Recentemente, durante uma homilia, um sacerdote africano (natural de Burkina Fasso) que costuma celebrar missa em uma das paróquias que tenho frequentado, disse algo sobre a sua cultura que me chamou a atenção: em seu país, até que complete 18 anos, os jovens não têm o direito de se manifestar publicamente, por exemplo, durante uma discussão em grupo. Eles devem aprender a ouvir e só depois que chegarem a essa idade, têm direito ao uso da palavra em público. 

Alguém poderia considerar radical ou conservadora demais essa regra de convivência social. Pode ser. Mas, olhando sob certa perspectiva, ela lança luz a respeito de uma questão fundamental em qualquer processo comunicativo, especialmente no âmbito das relações interpessoais: precisamos aprender a escutar. De fato, a julgar pelo contexto atual, está aí uma ação básica que parece que a maioria de nós não aprendeu ainda. Na verdade, com o advento das redes sociais, esse aprendizado tornou-se ainda mais distante. 

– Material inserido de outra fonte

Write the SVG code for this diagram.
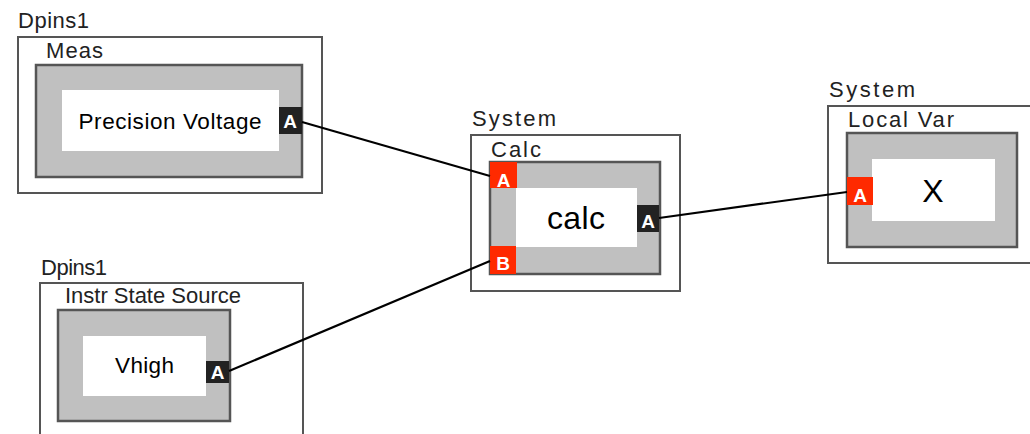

Com efeito, celebramos a possibilidade de nos manifestar, sem pedir licença, como uma condição básica para a democracia e para a própria convivência saudável em sociedade. Mas aprendemos também – e os trágicos fatos ocorridos há pouco tempo na capital federal atestam isso – que, se não sabemos como fazê-lo, colocamos tudo a perder, a começar pela própria democracia. As consequências, portanto, de quem não sabe escutar e compreender (o que não significa concordar) com o seu ou seus interlocutores costumam ser desastrosas. 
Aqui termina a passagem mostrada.